Omit pictures and quote the listing below line by line, from its start through the line that holds "box] (title) at".

****************************************

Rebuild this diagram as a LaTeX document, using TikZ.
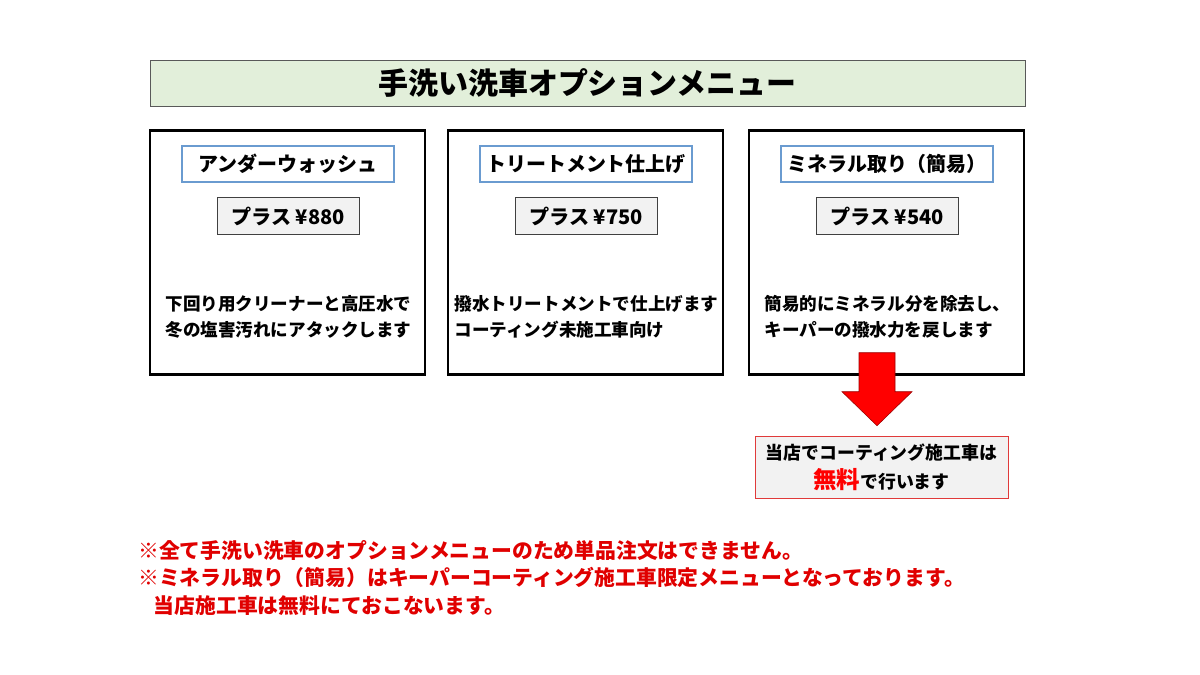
\documentclass[tikz,border=0pt]{standalone}
\usepackage{fontspec}
\setmainfont{Noto Sans CJK JP}
\usepackage{tikz}
\usetikzlibrary{positioning,calc}
\definecolor{titlefill}{HTML}{E2EFDA}
\definecolor{namecolor}{HTML}{6A9BD0}
\definecolor{pricefill}{HTML}{F2F2F2}
\definecolor{notecolor}{HTML}{E03A3A}
\definecolor{warncolor}{HTML}{E00000}
\tikzset{
    title box/.style={draw=black!65,thin,fill=titlefill,minimum width={875*0.025cm},minimum height={46*0.025cm},inner sep=0pt,font=\fontsize{21.3}{26}\bfseries},
    menu box/.style={draw=black,line width=2.1pt,minimum width={275*0.025cm},minimum height={244*0.025cm},inner sep=0pt},
    name box/.style={draw=namecolor,line width=1.4pt,fill=white,minimum width={212*0.025cm},minimum height={36*0.025cm},inner sep=0pt,font=\fontsize{14.2}{17}\bfseries},
    price box/.style={draw=black!75,thin,fill=pricefill,minimum width={142*0.025cm},minimum height={37*0.025cm},inner sep=0pt,font=\fontsize{14.3}{17}\bfseries},
    desc text/.style={align=left,inner sep=0pt,font=\fontsize{12.5}{18.5}\bfseries},
    note box/.style={draw=notecolor,thin,fill=pricefill,minimum width={253*0.025cm},minimum height={62*0.025cm},inner sep=0pt,align=center,font=\fontsize{12.7}{20.5}\bfseries},
    block arrow/.style={draw=red!60!black,thin,fill=red},
    warn text/.style={warncolor,align=left,anchor=north west,inner sep=0pt,font=\fontsize{14.8}{19.6}\bfseries},
}
\tikzstyle{every node}=[font=\bfseries]

\begin{document}
\begin{tikzpicture}[x=0.025cm,y=-0.025cm]
    \useasboundingbox (0,0) rectangle (1200,675);

    \node[title box] (title) at (587.5,83) {手洗い洗車オプションメニュー};

    \foreach \i/\x/\name/\price/\desc in {
        1/287.5/アンダーウォッシュ/880/{下回り用クリーナーと高圧水で\\冬の塩害汚れにアタックします},
        2/585.5/トリートメント仕上げ/750/{撥水トリートメントで仕上げます\\コーティング未施工車向け},
        3/886.5/ミネラル取り（簡易）/540/{簡易的にミネラル分を除去し、\\キーパーの撥水力を戻します}} {
        \node[menu box] (menu\i) at (\x,252.5) {};
        \node[name box] (name\i) at (\x+0.5,164) {\name};
        \node[price box] (price\i) at (\x+0.5,216) {プラス ¥\price};
        \node[desc text] (desc\i) at (\x+1,317) {\desc};
    }

    % red arrow from the mineral box down to the note
    \node[note box] (note) at (881.5,467) {当店でコーティング施工車は\\{\fontsize{16.7}{20.5}\selectfont\color{red}無料}で行います};
    \coordinate (tip) at ($(note.north)+(-4.5,-10)$);
    \draw[block arrow] (tip) -- ++(-35,-34) -- ++(17,0) -- ++(0,-39) -- ++(36,0) -- ++(0,39) -- ++(17,0) -- cycle;

    \node[warn text] (warn) at (138,540) {※全て手洗い洗車のオプションメニューのため単品注文はできません。\\
        ※ミネラル取り（簡易）はキーパーコーティング施工車限定メニューとなっております。\\
        \hspace*{0.75em}当店施工車は無料にておこないます。};
\end{tikzpicture}
\end{document}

****************************************

## SOLVED EXERCISE
Rebuild this diagram as a LaTeX document, using TikZ.
\documentclass[tikz,border=0pt]{standalone}
\usepackage{fontspec}
\setmainfont{Noto Sans CJK JP}
\usepackage{tikz}
\usetikzlibrary{positioning,calc}
\definecolor{titlefill}{HTML}{E2EFDA}
\definecolor{namecolor}{HTML}{6A9BD0}
\definecolor{pricefill}{HTML}{F2F2F2}
\definecolor{notecolor}{HTML}{E03A3A}
\definecolor{warncolor}{HTML}{E00000}
\tikzset{
    title box/.style={draw=black!65,thin,fill=titlefill,minimum width={875*0.025cm},minimum height={46*0.025cm},inner sep=0pt,font=\fontsize{21.3}{26}\bfseries},
    menu box/.style={draw=black,line width=2.1pt,minimum width={275*0.025cm},minimum height={244*0.025cm},inner sep=0pt},
    name box/.style={draw=namecolor,line width=1.4pt,fill=white,minimum width={212*0.025cm},minimum height={36*0.025cm},inner sep=0pt,font=\fontsize{14.2}{17}\bfseries},
    price box/.style={draw=black!75,thin,fill=pricefill,minimum width={142*0.025cm},minimum height={37*0.025cm},inner sep=0pt,font=\fontsize{14.3}{17}\bfseries},
    desc text/.style={align=left,inner sep=0pt,font=\fontsize{12.5}{18.5}\bfseries},
    note box/.style={draw=notecolor,thin,fill=pricefill,minimum width={253*0.025cm},minimum height={62*0.025cm},inner sep=0pt,align=center,font=\fontsize{12.7}{20.5}\bfseries},
    block arrow/.style={draw=red!60!black,thin,fill=red},
    warn text/.style={warncolor,align=left,anchor=north west,inner sep=0pt,font=\fontsize{14.8}{19.6}\bfseries},
}
\tikzstyle{every node}=[font=\bfseries]

\begin{document}
\begin{tikzpicture}[x=0.025cm,y=-0.025cm]
    \useasboundingbox (0,0) rectangle (1200,675);

    \node[title box] (title) at (587.5,83) {手洗い洗車オプションメニュー};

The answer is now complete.